I moved to New York nearly six years ago, leaving my family and a fledgling relationship with a boy I loved and an easy drift of days behind. I moved to a fifth floor walk up in East Harlem that did not have much in the way of heat in the winter, but did have black mold and pestilence issues and an extremely unresponsive management company. I moved to New York to grow myself up. I’d moved home after college, held a string of temp jobs, and found myself adoring the lack of responsibility. I went to the gym. I went out at night. I cooked good dinners with my momma, ate breakfast with my brother, then a six-year-old with a buzz cut and missing teeth who would lean sideways to give me a one-armed hug when I sat down next to him. In early summer, I’d wander outside and eat peas off the vine, sun-warmed and sweet. In late summer, baby golden tomatoes popped out, and eggplants long and purple or fat and white and round. It was an amazing life. I could see myself living it indefinitely, and I had the distinct and sinking feeling that maybe I should do something more. I moved to New York, to a crappy apartment I shared with very dear friends, largely for the challenge. New York, I reasoned, is always good for a kick in the pants.

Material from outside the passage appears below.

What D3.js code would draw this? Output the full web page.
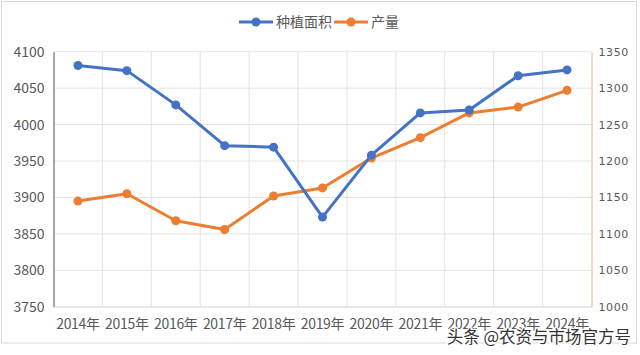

That fall was good. I was in love, and the boy and I were making a go of it despite the distance. I tried to get a job. I saw all the friends I thought I would see when I moved to the city and took long walks and scouted out bargains and trotted off to temp jobs in button down shirts and eyeliner. And then winter hit. We didn’t have heat most of the time. Nestled under blankets in my bedroom, I noted that I could see my breath and that that was not good. Things ended beyond badly with the boy back home, though I gather now that these things do not end well as a general rule. Spring rolled around. To this day, I swear there was something going on with the planets or the universe that late winter and early spring.  Surely some hippie wisdom can explain why all of my friends were in the gutter at the same time? Really. I had a broken heart. My nearest and dearest two at the time lost their mom. Two good friends learned they had cancer. I got tearful phone calls about rocky relationships on a just about daily basis. It seemed like no one around me had a real job or a stable love or a sense of calm. Spring of 2004 was a real shit show, my friends.

This is a lot of digression, I realize, in the tale of why I love the Greenmarket. The truth is that I have always loved the Greenmarket for reasons aesthetic, political and spiritual, some of which I can easily articulate and some of which I cannot. What I can say easily is that, in the early days of that wretched spring, I got a job that was close enough to Union Square for me to visit the big market there every day that it was on. I slumped down there after work one day when it was still cold, ground frozen, not a lot of green to be seen. But the honey man was there, and he bantered and cajoled and let me taste all the honeys, talked about bees and buckwheat until I felt a little weight ease off in my chest. And a farmer was there selling house plants from his greenhouse, and he had a shelf of slightly battered begonias with a sign that said they were $1. I told him I didn’t think you could get anything for a dollar these days, and I bought one. A tiny pot with delicate pink flowers for a mere dollar, and, after being in flux for over six months and feeling so very down for weeks and weeks, that was the exact moment that my heart began to feel OK.

The people around me who were hurting most five years ago are all A-OK today, and I’m very, very grateful for the fact that those who were ill then are thriving now. There will always be joblessness and relationship turmoil and chasms left by the loss of loved ones, and it’s a balm to know that there will also be a honey man, that asparagus season will roll around and then rhubarb, then peas, then all the rest. It helps enormously to have flowers to visit, bright crisp radishes, stored up apples and cabbages, crazy mushrooms and varieties of small potatoes promising a world of culinary possibilities, setting me to kitchen-scheming, putting my heart at ease.